Dataset content >>
· · ·
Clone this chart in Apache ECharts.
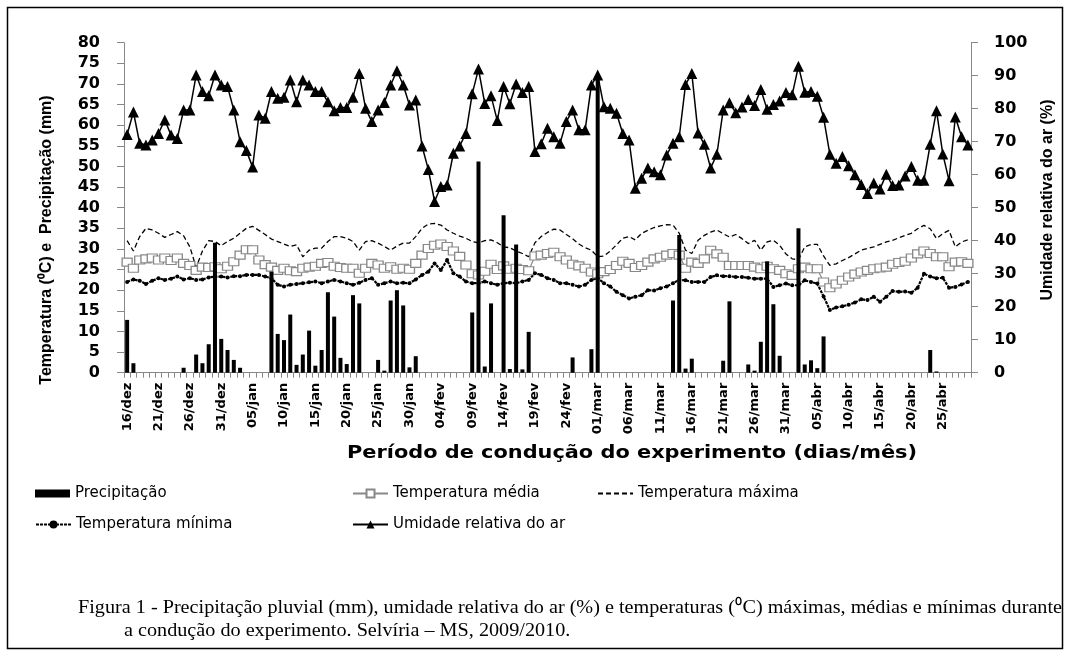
· · ·
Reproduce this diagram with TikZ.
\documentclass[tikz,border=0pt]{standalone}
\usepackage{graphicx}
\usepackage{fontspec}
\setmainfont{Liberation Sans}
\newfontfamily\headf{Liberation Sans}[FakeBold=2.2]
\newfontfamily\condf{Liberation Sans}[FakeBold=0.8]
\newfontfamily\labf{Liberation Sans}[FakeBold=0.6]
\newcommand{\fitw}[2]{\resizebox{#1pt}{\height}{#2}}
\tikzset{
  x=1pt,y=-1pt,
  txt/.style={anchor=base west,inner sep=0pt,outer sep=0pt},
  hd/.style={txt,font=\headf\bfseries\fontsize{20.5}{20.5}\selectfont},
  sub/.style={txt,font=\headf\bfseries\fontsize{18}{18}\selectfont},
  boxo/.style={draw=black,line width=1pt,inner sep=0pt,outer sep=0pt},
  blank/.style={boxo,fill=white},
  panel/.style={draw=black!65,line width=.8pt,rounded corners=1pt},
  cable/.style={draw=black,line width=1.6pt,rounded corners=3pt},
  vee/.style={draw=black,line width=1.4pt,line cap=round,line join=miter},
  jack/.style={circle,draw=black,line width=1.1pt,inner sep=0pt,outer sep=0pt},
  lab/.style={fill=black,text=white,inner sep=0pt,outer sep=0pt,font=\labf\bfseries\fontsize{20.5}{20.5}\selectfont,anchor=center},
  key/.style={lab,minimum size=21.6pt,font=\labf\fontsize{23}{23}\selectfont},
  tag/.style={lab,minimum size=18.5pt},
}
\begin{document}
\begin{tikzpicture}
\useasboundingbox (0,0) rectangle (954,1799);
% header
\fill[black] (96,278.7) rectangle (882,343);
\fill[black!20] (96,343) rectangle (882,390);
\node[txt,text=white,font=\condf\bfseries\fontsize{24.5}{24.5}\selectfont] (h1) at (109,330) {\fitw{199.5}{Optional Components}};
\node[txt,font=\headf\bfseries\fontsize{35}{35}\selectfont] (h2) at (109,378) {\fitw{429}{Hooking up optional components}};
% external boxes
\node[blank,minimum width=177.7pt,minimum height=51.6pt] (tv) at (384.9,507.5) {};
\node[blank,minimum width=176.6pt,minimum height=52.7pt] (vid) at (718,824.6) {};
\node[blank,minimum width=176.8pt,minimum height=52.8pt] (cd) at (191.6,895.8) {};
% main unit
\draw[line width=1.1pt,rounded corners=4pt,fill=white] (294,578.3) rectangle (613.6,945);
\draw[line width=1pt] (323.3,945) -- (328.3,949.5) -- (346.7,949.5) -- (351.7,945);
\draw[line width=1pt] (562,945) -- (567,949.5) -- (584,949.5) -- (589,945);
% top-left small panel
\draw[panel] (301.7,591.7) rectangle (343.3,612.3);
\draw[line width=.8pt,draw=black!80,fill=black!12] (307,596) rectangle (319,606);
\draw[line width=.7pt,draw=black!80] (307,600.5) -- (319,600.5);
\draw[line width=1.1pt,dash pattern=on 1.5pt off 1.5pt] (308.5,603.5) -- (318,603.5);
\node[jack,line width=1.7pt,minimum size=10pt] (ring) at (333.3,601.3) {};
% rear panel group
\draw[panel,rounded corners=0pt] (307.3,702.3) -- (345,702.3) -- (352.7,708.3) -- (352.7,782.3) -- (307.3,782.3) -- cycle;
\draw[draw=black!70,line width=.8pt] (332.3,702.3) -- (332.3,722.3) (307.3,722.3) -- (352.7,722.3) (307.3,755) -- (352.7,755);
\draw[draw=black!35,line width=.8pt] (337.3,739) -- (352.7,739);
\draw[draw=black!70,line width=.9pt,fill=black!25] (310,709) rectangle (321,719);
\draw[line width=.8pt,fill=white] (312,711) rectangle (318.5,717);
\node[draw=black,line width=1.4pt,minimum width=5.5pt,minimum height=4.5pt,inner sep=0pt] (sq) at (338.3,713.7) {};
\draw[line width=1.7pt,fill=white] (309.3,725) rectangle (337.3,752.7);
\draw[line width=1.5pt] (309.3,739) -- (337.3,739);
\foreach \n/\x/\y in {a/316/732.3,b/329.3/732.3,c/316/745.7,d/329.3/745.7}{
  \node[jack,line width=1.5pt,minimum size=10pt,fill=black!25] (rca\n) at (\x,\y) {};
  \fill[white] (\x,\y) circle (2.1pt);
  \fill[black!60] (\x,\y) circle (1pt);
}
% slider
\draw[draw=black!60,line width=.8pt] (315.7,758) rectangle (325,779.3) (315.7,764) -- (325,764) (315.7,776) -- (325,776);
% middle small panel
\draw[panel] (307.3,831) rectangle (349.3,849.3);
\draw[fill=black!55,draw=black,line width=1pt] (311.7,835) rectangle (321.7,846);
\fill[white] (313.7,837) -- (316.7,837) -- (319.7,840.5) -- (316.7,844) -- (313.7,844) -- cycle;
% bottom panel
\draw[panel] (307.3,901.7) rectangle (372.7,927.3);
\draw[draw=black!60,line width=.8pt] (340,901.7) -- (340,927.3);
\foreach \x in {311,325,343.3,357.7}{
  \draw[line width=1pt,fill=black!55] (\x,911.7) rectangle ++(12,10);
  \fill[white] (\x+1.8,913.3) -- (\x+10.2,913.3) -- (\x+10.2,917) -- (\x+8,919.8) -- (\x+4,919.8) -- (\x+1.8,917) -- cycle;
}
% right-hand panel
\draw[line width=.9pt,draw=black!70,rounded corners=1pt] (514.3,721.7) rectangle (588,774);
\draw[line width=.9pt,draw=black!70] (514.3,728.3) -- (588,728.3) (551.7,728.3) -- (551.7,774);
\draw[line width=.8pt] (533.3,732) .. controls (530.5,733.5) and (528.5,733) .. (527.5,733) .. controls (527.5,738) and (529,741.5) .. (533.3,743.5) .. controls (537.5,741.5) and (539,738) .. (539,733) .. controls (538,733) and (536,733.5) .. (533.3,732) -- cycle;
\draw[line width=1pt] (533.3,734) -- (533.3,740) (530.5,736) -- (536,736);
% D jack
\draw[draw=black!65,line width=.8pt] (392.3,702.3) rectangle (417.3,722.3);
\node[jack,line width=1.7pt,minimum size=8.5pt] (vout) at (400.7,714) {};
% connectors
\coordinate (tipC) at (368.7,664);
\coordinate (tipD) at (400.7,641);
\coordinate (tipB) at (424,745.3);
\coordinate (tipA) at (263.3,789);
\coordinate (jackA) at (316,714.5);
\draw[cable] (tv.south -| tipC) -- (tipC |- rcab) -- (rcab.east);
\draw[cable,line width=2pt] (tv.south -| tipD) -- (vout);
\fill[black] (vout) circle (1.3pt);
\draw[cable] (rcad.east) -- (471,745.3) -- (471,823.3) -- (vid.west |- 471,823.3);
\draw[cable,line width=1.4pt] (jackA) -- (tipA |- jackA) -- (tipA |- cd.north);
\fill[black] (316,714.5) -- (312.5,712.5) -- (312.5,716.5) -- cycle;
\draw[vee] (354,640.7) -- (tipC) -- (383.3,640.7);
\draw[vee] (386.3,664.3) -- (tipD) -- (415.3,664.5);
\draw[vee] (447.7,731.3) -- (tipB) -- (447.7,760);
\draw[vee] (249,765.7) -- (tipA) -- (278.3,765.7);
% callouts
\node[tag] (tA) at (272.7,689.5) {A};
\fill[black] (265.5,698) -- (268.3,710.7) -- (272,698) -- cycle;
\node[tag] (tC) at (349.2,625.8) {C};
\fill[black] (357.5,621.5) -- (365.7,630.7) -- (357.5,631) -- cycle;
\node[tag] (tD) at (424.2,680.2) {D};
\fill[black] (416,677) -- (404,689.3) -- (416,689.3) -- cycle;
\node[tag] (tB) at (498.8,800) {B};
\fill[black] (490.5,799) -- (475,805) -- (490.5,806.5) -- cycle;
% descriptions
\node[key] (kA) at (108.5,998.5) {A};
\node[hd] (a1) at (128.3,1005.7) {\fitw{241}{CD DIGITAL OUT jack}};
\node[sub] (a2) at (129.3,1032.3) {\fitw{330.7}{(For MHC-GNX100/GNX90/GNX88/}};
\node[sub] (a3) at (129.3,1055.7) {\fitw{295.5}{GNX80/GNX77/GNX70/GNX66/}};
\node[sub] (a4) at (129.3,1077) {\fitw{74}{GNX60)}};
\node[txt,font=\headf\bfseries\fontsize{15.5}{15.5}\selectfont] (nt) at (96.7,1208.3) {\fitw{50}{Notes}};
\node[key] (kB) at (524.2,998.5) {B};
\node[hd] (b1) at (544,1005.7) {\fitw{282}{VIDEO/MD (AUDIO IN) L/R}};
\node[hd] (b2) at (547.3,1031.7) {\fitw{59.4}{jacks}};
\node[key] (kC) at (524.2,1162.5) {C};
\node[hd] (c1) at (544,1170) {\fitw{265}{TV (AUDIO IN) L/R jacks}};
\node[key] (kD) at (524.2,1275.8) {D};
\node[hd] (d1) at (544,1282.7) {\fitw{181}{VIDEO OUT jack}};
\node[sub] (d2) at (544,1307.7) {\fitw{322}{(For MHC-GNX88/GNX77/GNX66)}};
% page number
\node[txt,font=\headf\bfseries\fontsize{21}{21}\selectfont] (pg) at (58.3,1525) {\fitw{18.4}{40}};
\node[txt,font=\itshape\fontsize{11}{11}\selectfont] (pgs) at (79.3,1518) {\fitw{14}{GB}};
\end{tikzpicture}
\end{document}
· · ·
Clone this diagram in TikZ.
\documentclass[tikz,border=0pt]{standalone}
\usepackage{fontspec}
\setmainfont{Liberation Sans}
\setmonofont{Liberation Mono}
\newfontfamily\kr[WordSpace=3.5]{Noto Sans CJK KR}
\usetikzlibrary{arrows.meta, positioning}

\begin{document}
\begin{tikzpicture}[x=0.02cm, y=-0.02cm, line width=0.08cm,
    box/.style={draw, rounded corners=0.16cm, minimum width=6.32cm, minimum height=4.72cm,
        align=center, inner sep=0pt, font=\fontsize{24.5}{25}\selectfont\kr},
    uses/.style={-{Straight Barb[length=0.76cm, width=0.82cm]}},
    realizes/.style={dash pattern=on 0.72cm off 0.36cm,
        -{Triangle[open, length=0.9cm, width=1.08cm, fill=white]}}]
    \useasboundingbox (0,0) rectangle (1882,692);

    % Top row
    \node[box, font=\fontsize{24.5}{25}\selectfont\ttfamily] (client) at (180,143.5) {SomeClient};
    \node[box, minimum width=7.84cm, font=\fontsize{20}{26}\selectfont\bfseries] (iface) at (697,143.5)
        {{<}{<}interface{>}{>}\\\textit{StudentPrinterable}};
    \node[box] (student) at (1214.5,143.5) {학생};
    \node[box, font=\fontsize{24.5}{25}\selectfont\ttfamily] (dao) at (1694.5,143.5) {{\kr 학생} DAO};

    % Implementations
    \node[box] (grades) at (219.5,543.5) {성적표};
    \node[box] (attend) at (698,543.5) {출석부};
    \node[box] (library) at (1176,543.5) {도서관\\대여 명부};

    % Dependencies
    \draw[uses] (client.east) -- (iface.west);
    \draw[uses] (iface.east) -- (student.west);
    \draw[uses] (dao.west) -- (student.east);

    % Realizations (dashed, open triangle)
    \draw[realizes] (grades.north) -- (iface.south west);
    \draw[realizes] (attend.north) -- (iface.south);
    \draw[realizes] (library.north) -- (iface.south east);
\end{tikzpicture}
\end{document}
· · ·
Given task >>
Extract the lines of the preceding material that run from the line with "Clone this diagram in TikZ." through the line with "(0,0) rectangle (1882,692);", inclusive, reproducing them exactly and adding nothing.

Exercise output >>
Clone this diagram in TikZ.
\documentclass[tikz,border=0pt]{standalone}
\usepackage{fontspec}
\setmainfont{Liberation Sans}
\setmonofont{Liberation Mono}
\newfontfamily\kr[WordSpace=3.5]{Noto Sans CJK KR}
\usetikzlibrary{arrows.meta, positioning}

\begin{document}
\begin{tikzpicture}[x=0.02cm, y=-0.02cm, line width=0.08cm,
    box/.style={draw, rounded corners=0.16cm, minimum width=6.32cm, minimum height=4.72cm,
        align=center, inner sep=0pt, font=\fontsize{24.5}{25}\selectfont\kr},
    uses/.style={-{Straight Barb[length=0.76cm, width=0.82cm]}},
    realizes/.style={dash pattern=on 0.72cm off 0.36cm,
        -{Triangle[open, length=0.9cm, width=1.08cm, fill=white]}}]
    \useasboundingbox (0,0) rectangle (1882,692);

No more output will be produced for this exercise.